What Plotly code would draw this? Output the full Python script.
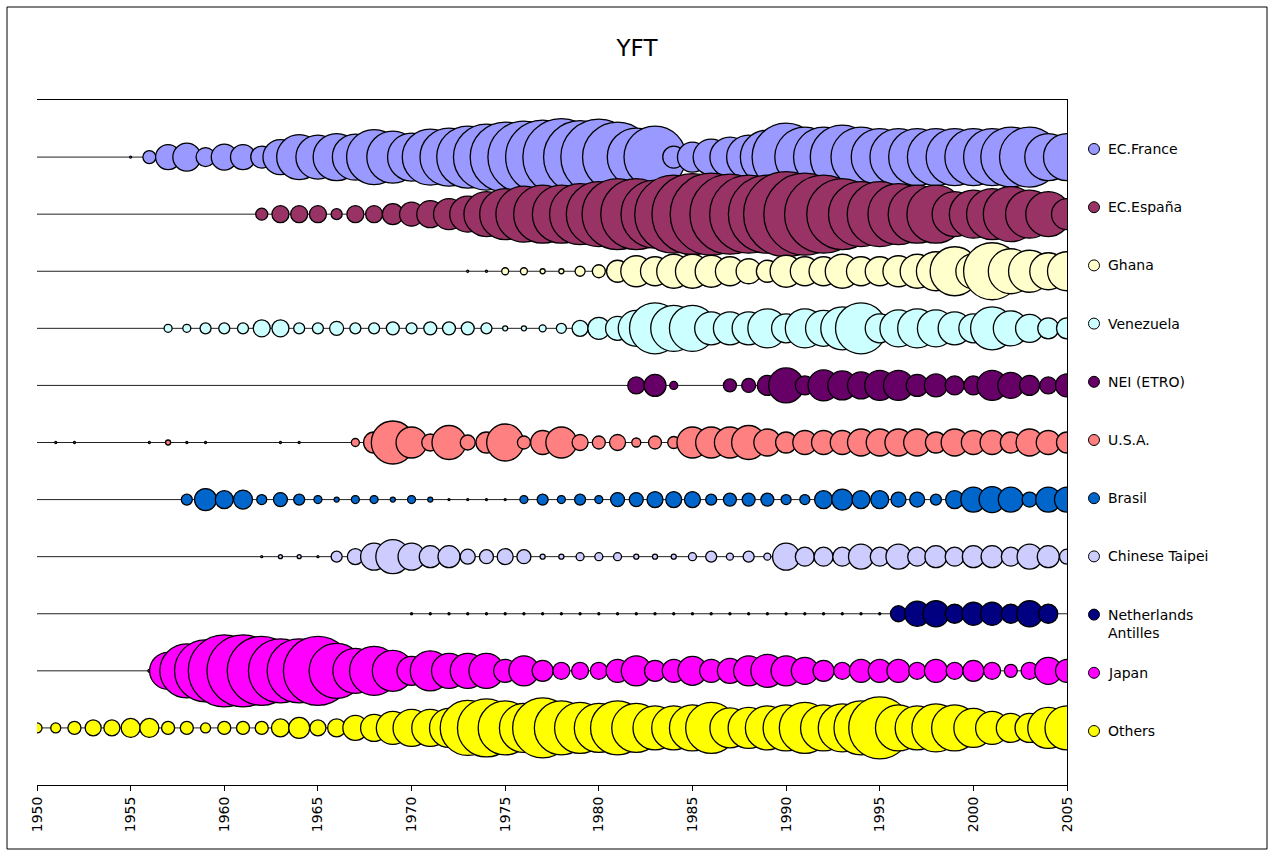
import plotly.graph_objects as go

# ---------------- data ----------------
years = list(range(1950, 2006))

fleet_names = ["EC.France", "EC.España", "Ghana", "Venezuela", "NEI (ETRO)", "U.S.A.",
               "Brasil", "Chinese Taipei", "Netherlands Antilles", "Japan", "Others"]
legend_labels = ["EC.France", "EC.España", "Ghana", "Venezuela", "NEI (ETRO)", "U.S.A.",
                 "Brasil", "Chinese Taipei", "Netherlands<br>Antilles", "Japan", "Others"]
fleet_colors = ["#9999FF", "#993366", "#FFFFCC", "#CCFFFF", "#660066", "#FF8080",
                "#0066CC", "#CCCCFF", "#000080", "#FF00FF", "#FFFF00"]
row_levels = [11, 10, 9, 8, 7, 6, 5, 4, 3, 2, 1]

# relative bubble size per year (1950..2005), 0 = no catch
ec_france = [0, 0, 0, 0, 0, 2, 13, 25, 28, 19,
             26, 25, 22, 35, 45, 44, 47, 46, 55, 52,
             48, 56, 58, 62, 66, 70, 72, 74, 77, 73,
             76, 70, 58, 62, 22, 30, 36, 40, 44, 54,
             68, 60, 60, 64, 60, 57, 57, 57, 57, 57,
             57, 57, 60, 60, 47, 47]
ec_espana = [0, 0, 0, 0, 0, 0, 0, 0, 0, 0,
             0, 0, 12, 17, 17, 17, 11, 17, 17, 21,
             24, 27, 31, 36, 45, 51, 56, 58, 58, 61,
             65, 71, 71, 68, 78, 81, 82, 80, 78, 78,
             85, 82, 78, 71, 65, 65, 61, 58, 58, 45,
             48, 51, 55, 48, 45, 31]
ghana = [0, 0, 0, 0, 0, 0, 0, 0, 0, 0,
         0, 0, 0, 0, 0, 0, 0, 0, 0, 0,
         0, 0, 0, 2, 2, 7, 7, 5, 5, 10,
         13, 22, 31, 29, 34, 34, 32, 29, 25, 22,
         32, 29, 29, 34, 29, 29, 31, 34, 39, 49,
         35, 57, 45, 42, 37, 39]
venezuela = [0, 0, 0, 0, 0, 0, 0, 8, 8, 11,
             11, 11, 17, 17, 11, 11, 14, 11, 11, 13,
             11, 13, 13, 13, 11, 5, 5, 7, 10, 16,
             22, 24, 36, 51, 46, 46, 33, 33, 33, 39,
             29, 39, 36, 43, 51, 29, 37, 39, 37, 33,
             29, 43, 35, 28, 21, 21]
nei_etro = [0, 0, 0, 0, 0, 0, 0, 0, 0, 0,
            0, 0, 0, 0, 0, 0, 0, 0, 0, 0,
            0, 0, 0, 0, 0, 0, 0, 0, 0, 0,
            0, 0, 17, 22, 8, 0, 0, 13, 14, 20,
            35, 19, 31, 29, 27, 30, 30, 22, 23, 19,
            19, 30, 26, 20, 17, 23]
usa = [0, 2, 2, 0, 0, 0, 2, 5, 2, 2,
       0, 0, 0, 2, 2, 0, 0, 8, 21, 43,
       31, 17, 34, 15, 21, 37, 13, 24, 31, 16,
       13, 16, 9, 13, 12, 31, 31, 31, 34, 27,
       21, 24, 24, 24, 27, 27, 27, 27, 21, 27,
       24, 24, 21, 27, 24, 21]
brasil = [0, 0, 0, 0, 0, 0, 0, 0, 11, 22,
          18, 19, 10, 14, 11, 8, 5, 8, 8, 5,
          8, 5, 2, 2, 2, 2, 8, 11, 8, 11,
          8, 14, 14, 16, 16, 16, 11, 13, 13, 13,
          10, 10, 18, 21, 18, 18, 15, 15, 11, 18,
          25, 26, 25, 15, 25, 25]
chinese_taipei = [0, 0, 0, 0, 0, 0, 0, 0, 0, 0,
                  0, 0, 2, 4, 4, 2, 11, 16, 27, 34,
                  27, 22, 22, 15, 14, 16, 14, 5, 5, 8,
                  8, 8, 5, 5, 5, 8, 11, 7, 11, 7,
                  27, 19, 19, 19, 25, 19, 25, 19, 22, 19,
                  22, 22, 19, 25, 22, 15]
neth_antilles = [0, 0, 0, 0, 0, 0, 0, 0, 0, 0,
                 0, 0, 0, 0, 0, 0, 0, 0, 0, 0,
                 2, 2, 2, 2, 2, 2, 2, 2, 2, 2,
                 2, 2, 2, 2, 2, 2, 2, 2, 2, 2,
                 2, 2, 2, 2, 2, 2, 16, 25, 26, 19,
                 23, 23, 19, 26, 19, 0]
japan = [0, 0, 0, 0, 0, 0, 3, 37, 54, 62,
         72, 72, 69, 64, 64, 69, 55, 45, 49, 41,
         29, 40, 35, 35, 35, 23, 30, 21, 17, 17,
         17, 23, 30, 21, 23, 29, 23, 25, 30, 33,
         30, 27, 21, 17, 23, 23, 23, 17, 23, 17,
         21, 17, 13, 17, 27, 23]
others = [10, 10, 13, 16, 16, 19, 19, 13, 13, 10,
          13, 13, 13, 18, 21, 16, 18, 25, 27, 33,
          37, 37, 39, 55, 58, 54, 49, 60, 54, 51,
          49, 54, 49, 44, 44, 46, 51, 40, 41, 44,
          46, 51, 46, 48, 54, 62, 46, 44, 48, 46,
          39, 33, 29, 29, 41, 44]

fleet_sizes = [ec_france, ec_espana, ghana, venezuela, nei_etro, usa,
               brasil, chinese_taipei, neth_antilles, japan, others]

tick_years = [1950, 1955, 1960, 1965, 1970, 1975, 1980, 1985, 1990, 1995, 2000, 2005]

# ---------------- figure ----------------
FONT = "DejaVu Sans"
W, H = 1274, 856
L, R, T, B = 37, 207, 100, 71
PW, PH = W - L - R, H - T - B

fig = go.Figure()

# thin horizontal guide line on every row
for name, lvl in zip(fleet_names, row_levels):
    fig.add_trace(go.Scatter(
        x=[years[0], years[-1]], y=[lvl, lvl], mode="lines",
        line=dict(color="#222222", width=1), showlegend=False, hoverinfo="skip"))

# bubbles
for name, lvl, col, sizes in zip(fleet_names, row_levels, fleet_colors, fleet_sizes):
    xs = [yr for yr, s in zip(years, sizes) if s > 0]
    ss = [s for s in sizes if s > 0]
    fig.add_trace(go.Scatter(
        x=xs, y=[lvl] * len(xs), mode="markers", name=name,
        marker=dict(size=ss, sizemode="diameter", sizeref=1, color=col,
                    opacity=1, line=dict(color="black", width=1.3)),
        showlegend=False))

# manual legend (markers + text), aligned with rows
def px_to_paper_x(px):
    return (px - L) / PW

def px_to_paper_y(py):
    return (H - B - py) / PH

shapes = []
annotations = []
for i, (lab, col) in enumerate(zip(legend_labels, fleet_colors)):
    ym = 149 + i * 58.2
    shapes.append(dict(type="circle", xref="paper", yref="paper",
                       xsizemode="pixel", ysizemode="pixel",
                       xanchor=px_to_paper_x(1094), yanchor=px_to_paper_y(ym),
                       x0=-5.5, x1=5.5, y0=-5.5, y1=5.5,
                       fillcolor=col, line=dict(color="black", width=1)))
    if "<br>" in lab:
        annotations.append(dict(text=lab, xref="paper", yref="paper",
                                x=px_to_paper_x(1106), y=px_to_paper_y(ym - 10),
                                xanchor="left", yanchor="top", align="left",
                                showarrow=False, font=dict(family=FONT, size=14, color="black")))
    else:
        annotations.append(dict(text=lab, xref="paper", yref="paper",
                                x=px_to_paper_x(1106), y=px_to_paper_y(ym),
                                xanchor="left", yanchor="middle", align="left",
                                showarrow=False, font=dict(family=FONT, size=14, color="black")))

# outer chart frame
shapes.append(dict(type="rect", xref="paper", yref="paper",
                   x0=px_to_paper_x(7), x1=px_to_paper_x(1267),
                   y0=px_to_paper_y(849), y1=px_to_paper_y(7),
                   line=dict(color="black", width=1), fillcolor="rgba(0,0,0,0)", layer="below"))

fig.update_layout(
    width=W, height=H,
    margin=dict(l=L, r=R, t=T, b=B, pad=0),
    paper_bgcolor="white", plot_bgcolor="white",
    font=dict(family=FONT, size=14, color="black"),
    title=dict(text="YFT", x=0.5, xref="container", xanchor="center",
               y=1 - 48 / H, yref="container", yanchor="middle",
               font=dict(family=FONT, size=23, color="black")),
    showlegend=False,
    shapes=shapes,
    annotations=annotations,
    xaxis=dict(range=[1950, 2005], tickmode="array", tickvals=tick_years,
               ticktext=[str(t) for t in tick_years], tickangle=-90,
               ticks="outside", ticklen=5, tickcolor="black", tickwidth=1,
               showline=True, linecolor="black", linewidth=1, mirror=True,
               showgrid=False, zeroline=False, automargin=False,
               tickfont=dict(family=FONT, size=14, color="black")),
    yaxis=dict(range=[0, 12], showticklabels=False, ticks="", side="right",
               showline=True, linecolor="black", linewidth=1,
               showgrid=False, zeroline=False, automargin=False),
)

fig.write_html("out.html", config={"displayModeBar": False},
               post_script="document.body.style.margin='0';")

===============

Work to be completed → Reproduce exactly the run of lines that opens the listing and closes with the line holding "years = list(range(1950, 2006))". Pictures are excluded.

Result for this exercise →
What Plotly code would draw this? Output the full Python script.
import plotly.graph_objects as go

# ---------------- data ----------------
years = list(range(1950, 2006))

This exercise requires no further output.